Climate Change
- Front cover, 2023
- Author: Charles III, Tony Juniper, and Emily Shuckburgh
- Illustrator: Aleesha Nandhra
- Language: English
- Genre: Children's non-fiction literature
- Publisher: Ladybird Books
- Publication date: 9 March 2023
- Publication place: United Kingdom
- Media type: Print (hardcover)
- Pages: 48
- ISBN: 9780241545669

= Climate Change (children's book) =

2023 children's book by Charles III, Tony Juniper, and Emily Shuckburgh

Climate Change is a children's book co-authored by Charles III, the King of the United Kingdom and the 14 other Commonwealth realms, Tony Juniper, the Chair of Natural England, and climate scientist Emily Shuckburgh. The book was published by Ladybird Books on 9 March 2023. Aimed at those aged between seven and eleven, it discusses climate change and the various threats that face the environment. The book was launched at a reception held at Buckingham Palace on 17 February 2023, and attended by politicians, businesspeople and indigenous leaders from around the world.

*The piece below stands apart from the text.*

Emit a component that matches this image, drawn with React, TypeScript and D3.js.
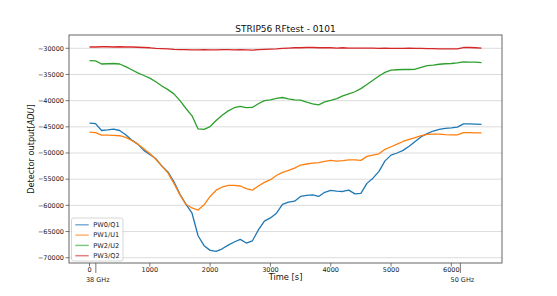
import React from "react";
import * as d3 from "d3";

// time axis in seconds, one sample every 100 s
const times = d3.range(0, 6501, 100);

const pw0q1 = [
  -44300, -44400, -45700, -45600, -45450, -45700, -46500, -47500, -48300, -49500,
  -50300, -51100, -52500, -53600, -55500, -57900, -59800, -61500, -65800, -67700,
  -68600, -68800, -68300, -67600, -67000, -66500, -67200, -66800, -64700, -63000,
  -62400, -61500, -59800, -59400, -59200, -58300, -58100, -58000, -58300, -57500,
  -57150, -57300, -57350, -57100, -57800, -57700, -55800, -54800, -53500, -51500,
  -50400, -50000, -49500, -48700, -47800, -46900, -46300, -45800, -45500, -45300,
  -45200, -45050, -44450, -44450, -44500, -44550,
];

const pw1u1 = [
  -46000, -46100, -46600, -46600, -46650, -46700, -47000, -47600, -48300, -49200,
  -50100, -51200, -52500, -53800, -55800, -58000, -59800, -60500, -60900, -59900,
  -58300, -57100, -56500, -56200, -56200, -56300, -56800, -57100, -56300, -55600,
  -55100, -54300, -53700, -53300, -52900, -52300, -52100, -51950, -51850, -51600,
  -51400, -51550, -51450, -51300, -51300, -51400, -50650, -50400, -50150, -49300,
  -48800, -48300, -47800, -47400, -47050, -46700, -46450, -46400, -46400, -46500,
  -46550, -46550, -46100, -46100, -46150, -46150,
];

const pw2u2 = [
  -32350, -32400, -33000, -32950, -32900, -33000, -33500, -34100, -34700, -35200,
  -35700, -36400, -37200, -37900, -38700, -40000, -41500, -42900, -45400, -45500,
  -44950, -43800, -42800, -41950, -41350, -41100, -41350, -41300, -40600, -40000,
  -39850, -39550, -39400, -39650, -39850, -39900, -40300, -40600, -40800, -40250,
  -39950, -39600, -39100, -38700, -38300, -37700, -36900, -36100, -35300, -34600,
  -34150, -34100, -34050, -34050, -34000, -33650, -33300, -33200, -33050, -32950,
  -32900, -32800, -32600, -32650, -32650, -32750,
];

const pw3q2 = [
  -29750, -29750, -29700, -29700, -29750, -29700, -29750, -29750, -29800, -29850,
  -29900, -30000, -30050, -30100, -30200, -30250, -30250, -30300, -30300, -30250,
  -30300, -30300, -30250, -30250, -30300, -30250, -30300, -30350, -30250, -30200,
  -30150, -30100, -30000, -29950, -29900, -29900, -29850, -29850, -29900, -29900,
  -29900, -29950, -29900, -29950, -29950, -29950, -29950, -29950, -30000, -29950,
  -30000, -30000, -30000, -29950, -30000, -30000, -30050, -30050, -30100, -30100,
  -30100, -30100, -29850, -29850, -29900, -29950,
];

const seriesNames = ["PW0/Q1", "PW1/U1", "PW2/U2", "PW3/Q2"];
const seriesValues = [pw0q1, pw1u1, pw2u2, pw3q2];
const colors = ["#1f77b4", "#ff7f0e", "#2ca02c", "#d62728"];

const xTicks = [0, 1000, 2000, 3000, 4000, 5000, 6000];
const yTicks = [-70000, -65000, -60000, -55000, -50000, -45000, -40000, -35000, -30000];
const freqTicks = [105, 6150];
const freqLabels = ["38 GHz", "50 GHz"];

const width = 557;
const height = 296;
const margin = { top: 35, right: 55, bottom: 33, left: 69 };
const font = "DejaVu Sans, sans-serif";

const fmt = (v: number) => (v < 0 ? "\u2212" + Math.abs(v) : String(v));

const App = () => {
  const x = d3.scaleLinear().domain([-340, 6840]).range([margin.left, width - margin.right]);
  const y = d3.scaleLinear().domain([-71010, -27460]).range([height - margin.bottom, margin.top]);

  const line = d3
    .line<number>()
    .x((d, i) => x(times[i]))
    .y((d) => y(d));

  const x0 = margin.left;
  const x1 = width - margin.right;
  const y0 = height - margin.bottom;
  const y1 = margin.top;

  return (
    <svg
      width={width}
      height={height}
      style={{ position: "absolute", left: 0, top: 0, background: "#fff" }}
      fontFamily={font}
    >
      {/* grid */}
      {yTicks.map((t) => (
        <line key={"g" + t} x1={x0} x2={x1} y1={y(t)} y2={y(t)} stroke="#dcdcdc" strokeWidth={1} />
      ))}

      {/* series */}
      {seriesValues.map((vals, i) => (
        <path
          key={seriesNames[i]}
          d={line(vals) || ""}
          fill="none"
          stroke={colors[i]}
          strokeWidth={1.3}
          strokeLinejoin="round"
        />
      ))}

      {/* frame */}
      <rect x={x0} y={y1} width={x1 - x0} height={y0 - y1} fill="none" stroke="#555" strokeWidth={0.9} />

      {/* y axis */}
      {yTicks.map((t) => (
        <g key={"y" + t}>
          <line x1={x0 - 3.5} x2={x0} y1={y(t)} y2={y(t)} stroke="#555" strokeWidth={0.8} />
          <text x={x0 - 5} y={y(t)} dy="0.35em" textAnchor="end" fontSize={6.5} fill="#222">
            {fmt(t)}
          </text>
        </g>
      ))}

      {/* x axis */}
      {xTicks.map((t) => (
        <g key={"x" + t}>
          <line x1={x(t)} x2={x(t)} y1={y0} y2={y0 + 3.5} stroke="#555" strokeWidth={0.8} />
          <text x={x(t)} y={y0 + 8.5} textAnchor="middle" fontSize={6.5} fill="#222">
            {fmt(t)}
          </text>
        </g>
      ))}

      {/* frequency ticks */}
      {freqTicks.map((t, i) => (
        <g key={"f" + t}>
          <line x1={x(t)} x2={x(t)} y1={y0} y2={y0 + 10} stroke="#555" strokeWidth={0.8} />
          <text x={x(t) + 2} y={y0 + 18.5} textAnchor="middle" fontSize={6.5} fill="#222">
            {freqLabels[i]}
          </text>
        </g>
      ))}

      {/* labels */}
      <text x={(x0 + x1) / 2} y={32} textAnchor="middle" fontSize={9} fill="#111">
        STRIP56 RFtest - 0101
      </text>
      <text x={(x0 + x1) / 2} y={280} textAnchor="middle" fontSize={8.3} fill="#111">
        Time [s]
      </text>
      <text
        transform={`translate(34, ${(y0 + y1) / 2}) rotate(-90)`}
        textAnchor="middle"
        fontSize={8.2}
        fill="#111"
      >
        Detector output[<tspan fontStyle="italic">ADU</tspan>]
      </text>

      {/* legend */}
      <g>
        <rect x={71.5} y={218} width={51.5} height={43} rx={2} fill="#fff" fillOpacity={0.85} stroke="#ccc" strokeWidth={0.8} />
        {seriesNames.map((n, i) => (
          <g key={"l" + n}>
            <line
              x1={75.3}
              x2={88.7}
              y1={224.8 + i * 10.3}
              y2={224.8 + i * 10.3}
              stroke={colors[i]}
              strokeOpacity={0.6}
              strokeWidth={1.5}
            />
            <text x={93.3} y={224.8 + i * 10.3} dy="0.35em" fontSize={6.6} fill="#222">
              {n}
            </text>
          </g>
        ))}
      </g>
    </svg>
  );
};

export default App;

Charles had previously collaborated with Juniper and Shuckburgh on a book for adults, also titled Climate Change, and published by Ladybird in 2017. The information was updated and rewritten for the 2023 version to make it accessible to children. Juniper has described Climate Change as a way of "trying to bring the facts to the fingertips of the people who've got most to gain by finding solutions in time".